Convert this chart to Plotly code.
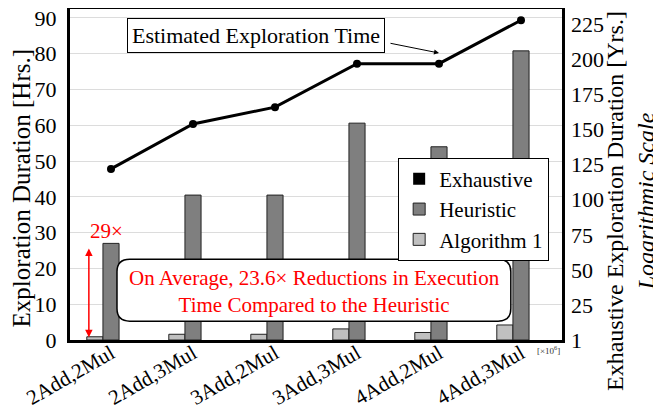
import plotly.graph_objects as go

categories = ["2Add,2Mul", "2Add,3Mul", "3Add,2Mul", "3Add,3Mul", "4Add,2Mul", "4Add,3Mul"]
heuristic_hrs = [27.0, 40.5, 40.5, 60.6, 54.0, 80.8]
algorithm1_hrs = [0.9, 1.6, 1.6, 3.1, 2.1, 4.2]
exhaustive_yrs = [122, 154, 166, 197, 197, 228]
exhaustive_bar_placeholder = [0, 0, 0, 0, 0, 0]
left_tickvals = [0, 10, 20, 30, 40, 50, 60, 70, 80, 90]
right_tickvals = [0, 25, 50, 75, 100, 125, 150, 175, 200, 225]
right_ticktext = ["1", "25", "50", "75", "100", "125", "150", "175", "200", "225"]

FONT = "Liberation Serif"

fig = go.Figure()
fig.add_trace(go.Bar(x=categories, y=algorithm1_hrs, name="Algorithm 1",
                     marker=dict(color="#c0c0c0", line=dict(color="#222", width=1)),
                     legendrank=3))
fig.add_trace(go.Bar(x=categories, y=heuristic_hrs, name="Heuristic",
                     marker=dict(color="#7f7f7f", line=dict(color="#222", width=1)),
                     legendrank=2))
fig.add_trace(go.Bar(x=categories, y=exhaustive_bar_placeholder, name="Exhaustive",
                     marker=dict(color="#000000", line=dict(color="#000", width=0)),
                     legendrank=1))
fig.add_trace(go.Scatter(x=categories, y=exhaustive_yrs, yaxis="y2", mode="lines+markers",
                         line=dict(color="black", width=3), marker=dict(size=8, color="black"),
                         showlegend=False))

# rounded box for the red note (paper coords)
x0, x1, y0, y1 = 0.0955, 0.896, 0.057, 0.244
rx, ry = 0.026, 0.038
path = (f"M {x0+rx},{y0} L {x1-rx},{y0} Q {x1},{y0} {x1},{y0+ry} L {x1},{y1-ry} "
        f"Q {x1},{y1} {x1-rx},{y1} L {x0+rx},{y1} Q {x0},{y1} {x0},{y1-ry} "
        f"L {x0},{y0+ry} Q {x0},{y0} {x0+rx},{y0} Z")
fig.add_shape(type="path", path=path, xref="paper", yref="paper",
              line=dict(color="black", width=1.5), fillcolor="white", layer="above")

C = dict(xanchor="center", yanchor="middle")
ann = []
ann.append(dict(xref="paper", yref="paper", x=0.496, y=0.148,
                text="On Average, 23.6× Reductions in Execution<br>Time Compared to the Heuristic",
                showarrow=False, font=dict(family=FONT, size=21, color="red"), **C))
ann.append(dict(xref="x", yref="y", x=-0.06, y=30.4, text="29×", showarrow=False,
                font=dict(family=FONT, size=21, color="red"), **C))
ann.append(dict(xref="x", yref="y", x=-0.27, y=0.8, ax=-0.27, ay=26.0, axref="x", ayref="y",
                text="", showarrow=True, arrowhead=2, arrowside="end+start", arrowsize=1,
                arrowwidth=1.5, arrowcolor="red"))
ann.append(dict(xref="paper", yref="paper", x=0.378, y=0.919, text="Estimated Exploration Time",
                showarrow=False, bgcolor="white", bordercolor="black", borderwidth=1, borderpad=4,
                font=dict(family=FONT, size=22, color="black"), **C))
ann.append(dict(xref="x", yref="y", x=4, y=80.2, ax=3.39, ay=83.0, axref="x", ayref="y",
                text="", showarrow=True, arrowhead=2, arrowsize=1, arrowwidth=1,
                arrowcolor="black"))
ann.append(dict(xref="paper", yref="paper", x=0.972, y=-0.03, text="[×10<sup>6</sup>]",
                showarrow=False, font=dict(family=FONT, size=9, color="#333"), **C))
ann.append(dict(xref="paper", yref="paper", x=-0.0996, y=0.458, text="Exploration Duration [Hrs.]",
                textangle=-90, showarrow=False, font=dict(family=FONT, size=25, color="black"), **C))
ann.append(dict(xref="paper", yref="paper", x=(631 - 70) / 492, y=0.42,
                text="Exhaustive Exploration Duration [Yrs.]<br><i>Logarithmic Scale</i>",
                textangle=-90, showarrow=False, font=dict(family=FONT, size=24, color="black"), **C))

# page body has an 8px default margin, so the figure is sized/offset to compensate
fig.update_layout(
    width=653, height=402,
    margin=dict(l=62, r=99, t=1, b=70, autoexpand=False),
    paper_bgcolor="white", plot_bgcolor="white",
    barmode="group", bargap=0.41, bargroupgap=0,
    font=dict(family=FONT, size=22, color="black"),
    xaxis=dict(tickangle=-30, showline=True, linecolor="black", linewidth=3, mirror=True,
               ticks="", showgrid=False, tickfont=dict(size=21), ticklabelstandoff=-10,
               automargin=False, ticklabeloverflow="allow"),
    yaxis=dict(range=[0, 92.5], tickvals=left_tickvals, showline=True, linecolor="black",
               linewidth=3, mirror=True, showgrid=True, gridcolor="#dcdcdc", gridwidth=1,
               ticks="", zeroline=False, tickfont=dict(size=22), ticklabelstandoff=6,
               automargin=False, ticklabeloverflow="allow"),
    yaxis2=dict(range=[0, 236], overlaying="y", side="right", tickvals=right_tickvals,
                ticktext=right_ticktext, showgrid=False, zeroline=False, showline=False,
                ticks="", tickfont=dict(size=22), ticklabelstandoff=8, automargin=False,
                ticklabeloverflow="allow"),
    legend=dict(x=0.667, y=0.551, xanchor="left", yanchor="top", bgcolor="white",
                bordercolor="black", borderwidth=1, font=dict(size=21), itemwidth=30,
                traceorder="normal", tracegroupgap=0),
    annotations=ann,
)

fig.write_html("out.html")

> **Task goal**:
Repeat the full listing above exactly, with no pictures in the copy.

> **Full response**:
Convert this chart to Plotly code.
import plotly.graph_objects as go

categories = ["2Add,2Mul", "2Add,3Mul", "3Add,2Mul", "3Add,3Mul", "4Add,2Mul", "4Add,3Mul"]
heuristic_hrs = [27.0, 40.5, 40.5, 60.6, 54.0, 80.8]
algorithm1_hrs = [0.9, 1.6, 1.6, 3.1, 2.1, 4.2]
exhaustive_yrs = [122, 154, 166, 197, 197, 228]
exhaustive_bar_placeholder = [0, 0, 0, 0, 0, 0]
left_tickvals = [0, 10, 20, 30, 40, 50, 60, 70, 80, 90]
right_tickvals = [0, 25, 50, 75, 100, 125, 150, 175, 200, 225]
right_ticktext = ["1", "25", "50", "75", "100", "125", "150", "175", "200", "225"]

FONT = "Liberation Serif"

fig = go.Figure()
fig.add_trace(go.Bar(x=categories, y=algorithm1_hrs, name="Algorithm 1",
                     marker=dict(color="#c0c0c0", line=dict(color="#222", width=1)),
                     legendrank=3))
fig.add_trace(go.Bar(x=categories, y=heuristic_hrs, name="Heuristic",
                     marker=dict(color="#7f7f7f", line=dict(color="#222", width=1)),
                     legendrank=2))
fig.add_trace(go.Bar(x=categories, y=exhaustive_bar_placeholder, name="Exhaustive",
                     marker=dict(color="#000000", line=dict(color="#000", width=0)),
                     legendrank=1))
fig.add_trace(go.Scatter(x=categories, y=exhaustive_yrs, yaxis="y2", mode="lines+markers",
                         line=dict(color="black", width=3), marker=dict(size=8, color="black"),
                         showlegend=False))

# rounded box for the red note (paper coords)
x0, x1, y0, y1 = 0.0955, 0.896, 0.057, 0.244
rx, ry = 0.026, 0.038
path = (f"M {x0+rx},{y0} L {x1-rx},{y0} Q {x1},{y0} {x1},{y0+ry} L {x1},{y1-ry} "
        f"Q {x1},{y1} {x1-rx},{y1} L {x0+rx},{y1} Q {x0},{y1} {x0},{y1-ry} "
        f"L {x0},{y0+ry} Q {x0},{y0} {x0+rx},{y0} Z")
fig.add_shape(type="path", path=path, xref="paper", yref="paper",
              line=dict(color="black", width=1.5), fillcolor="white", layer="above")

C = dict(xanchor="center", yanchor="middle")
ann = []
ann.append(dict(xref="paper", yref="paper", x=0.496, y=0.148,
                text="On Average, 23.6× Reductions in Execution<br>Time Compared to the Heuristic",
                showarrow=False, font=dict(family=FONT, size=21, color="red"), **C))
ann.append(dict(xref="x", yref="y", x=-0.06, y=30.4, text="29×", showarrow=False,
                font=dict(family=FONT, size=21, color="red"), **C))
ann.append(dict(xref="x", yref="y", x=-0.27, y=0.8, ax=-0.27, ay=26.0, axref="x", ayref="y",
                text="", showarrow=True, arrowhead=2, arrowside="end+start", arrowsize=1,
                arrowwidth=1.5, arrowcolor="red"))
ann.append(dict(xref="paper", yref="paper", x=0.378, y=0.919, text="Estimated Exploration Time",
                showarrow=False, bgcolor="white", bordercolor="black", borderwidth=1, borderpad=4,
                font=dict(family=FONT, size=22, color="black"), **C))
ann.append(dict(xref="x", yref="y", x=4, y=80.2, ax=3.39, ay=83.0, axref="x", ayref="y",
                text="", showarrow=True, arrowhead=2, arrowsize=1, arrowwidth=1,
                arrowcolor="black"))
ann.append(dict(xref="paper", yref="paper", x=0.972, y=-0.03, text="[×10<sup>6</sup>]",
                showarrow=False, font=dict(family=FONT, size=9, color="#333"), **C))
ann.append(dict(xref="paper", yref="paper", x=-0.0996, y=0.458, text="Exploration Duration [Hrs.]",
                textangle=-90, showarrow=False, font=dict(family=FONT, size=25, color="black"), **C))
ann.append(dict(xref="paper", yref="paper", x=(631 - 70) / 492, y=0.42,
                text="Exhaustive Exploration Duration [Yrs.]<br><i>Logarithmic Scale</i>",
                textangle=-90, showarrow=False, font=dict(family=FONT, size=24, color="black"), **C))

# page body has an 8px default margin, so the figure is sized/offset to compensate
fig.update_layout(
    width=653, height=402,
    margin=dict(l=62, r=99, t=1, b=70, autoexpand=False),
    paper_bgcolor="white", plot_bgcolor="white",
    barmode="group", bargap=0.41, bargroupgap=0,
    font=dict(family=FONT, size=22, color="black"),
    xaxis=dict(tickangle=-30, showline=True, linecolor="black", linewidth=3, mirror=True,
               ticks="", showgrid=False, tickfont=dict(size=21), ticklabelstandoff=-10,
               automargin=False, ticklabeloverflow="allow"),
    yaxis=dict(range=[0, 92.5], tickvals=left_tickvals, showline=True, linecolor="black",
               linewidth=3, mirror=True, showgrid=True, gridcolor="#dcdcdc", gridwidth=1,
               ticks="", zeroline=False, tickfont=dict(size=22), ticklabelstandoff=6,
               automargin=False, ticklabeloverflow="allow"),
    yaxis2=dict(range=[0, 236], overlaying="y", side="right", tickvals=right_tickvals,
                ticktext=right_ticktext, showgrid=False, zeroline=False, showline=False,
                ticks="", tickfont=dict(size=22), ticklabelstandoff=8, automargin=False,
                ticklabeloverflow="allow"),
    legend=dict(x=0.667, y=0.551, xanchor="left", yanchor="top", bgcolor="white",
                bordercolor="black", borderwidth=1, font=dict(size=21), itemwidth=30,
                traceorder="normal", tracegroupgap=0),
    annotations=ann,
)

fig.write_html("out.html")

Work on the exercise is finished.